Our intellectual and ethical conundrums are profound. Even when decisive action is required or Christian convictions must be upheld, today’s technological advances, biomedical possibilities, racial turmoil, debates about climate change, and shifting views on sexuality are all matters of immense complexity. These challenges, and a myriad of others, are boiling over in the context of deep social discord.

In developing principles and practices of knowing, Christians should show the kind of intellectual honesty and humility that we are asking of others. We do not want skeptics to reject the faith based upon simplistic assessments about church history or Christian theology.
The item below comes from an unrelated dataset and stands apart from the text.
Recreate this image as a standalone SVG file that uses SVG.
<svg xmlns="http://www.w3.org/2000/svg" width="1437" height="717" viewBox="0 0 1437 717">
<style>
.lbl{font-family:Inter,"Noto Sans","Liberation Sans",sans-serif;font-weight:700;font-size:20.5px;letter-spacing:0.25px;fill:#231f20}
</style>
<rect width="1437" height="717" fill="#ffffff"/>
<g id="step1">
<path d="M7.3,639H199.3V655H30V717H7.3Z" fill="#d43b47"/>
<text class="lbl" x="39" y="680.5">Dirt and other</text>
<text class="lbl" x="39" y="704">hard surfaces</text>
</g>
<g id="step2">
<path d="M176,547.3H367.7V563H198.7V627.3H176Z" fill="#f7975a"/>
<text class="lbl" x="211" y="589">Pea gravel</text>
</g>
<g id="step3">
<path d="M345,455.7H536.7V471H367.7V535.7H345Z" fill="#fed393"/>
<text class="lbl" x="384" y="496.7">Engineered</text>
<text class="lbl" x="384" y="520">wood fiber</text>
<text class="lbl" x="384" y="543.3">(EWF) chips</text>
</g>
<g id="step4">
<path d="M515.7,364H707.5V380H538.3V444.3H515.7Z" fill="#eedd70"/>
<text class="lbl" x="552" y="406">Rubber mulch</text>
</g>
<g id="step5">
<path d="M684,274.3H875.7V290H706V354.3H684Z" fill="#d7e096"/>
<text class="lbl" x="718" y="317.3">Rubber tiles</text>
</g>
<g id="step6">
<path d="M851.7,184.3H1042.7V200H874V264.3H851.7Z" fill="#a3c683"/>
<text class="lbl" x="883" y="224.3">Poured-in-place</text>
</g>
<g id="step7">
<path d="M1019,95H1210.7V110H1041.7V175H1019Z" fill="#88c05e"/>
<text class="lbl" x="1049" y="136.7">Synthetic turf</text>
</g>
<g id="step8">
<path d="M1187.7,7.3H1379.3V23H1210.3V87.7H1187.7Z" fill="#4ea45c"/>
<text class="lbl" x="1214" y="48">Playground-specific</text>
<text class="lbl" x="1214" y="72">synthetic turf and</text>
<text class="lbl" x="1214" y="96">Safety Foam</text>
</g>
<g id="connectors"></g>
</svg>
It bothers us when skeptics dismiss faith on the basis of a few articles that they read or a few conversations that they’ve had.

Conversely, when engaging with non-Christian people and sources of knowledge, we need discernment to receive what is true, refine what is helpful, reject what is false, and reimagine what could and should be. This is not easy. And humans naturally devolve toward the easy.

Doing this hard work demands disciplines of the mind to match the disciplines of the mouth when James exhorts us to “be quick to listen, slow to speak, and slow to become angry, because human anger does not produce the righteousness that God desires” (James 1:19—20).

Instead of a whack-a-mole response or a posture of culture war, the Scripture provides a template for how “to repair the fracture between spiritual and rational knowledge” and “to resolve the tension between the demands of personal belief and the constraints of a secularized public square.” The discipleship of such a biblical theology of knowledge is more a way to think rather than a what to think. 

Catechesis of Complexity

The simplicity of our gospel presentation enables us to communicate clearly and quickly about God’s love, human sin and Christ’s redemption. But what enables the rapid growth of evangelicalism at times constrains its deeper growth. A faith so simply explained is too often left simplistic.

The luxury of thinking in this nuanced way of what and how we receive, refine, reject or reimagine requires time and patience in the study of Scripture and of society. Discipleship in this manner requires resources, events, curated experiences, collaborative endeavors, networked friendships, and long-term programs that are responsive to the Holy Spirit and formative in the ways people live and learn. 

When my son graduated from high school, I was struck by what his teachers had asked of him. He studied calculus and physics; he wrote complex arguments about American history; he learned a second language and world geography. Many high school students are given complexity, while churches are far too content with a flannelgraph Jesus, seeking simplicity out of concern to make faith accessible. Our faith needs a catechesis of complexity.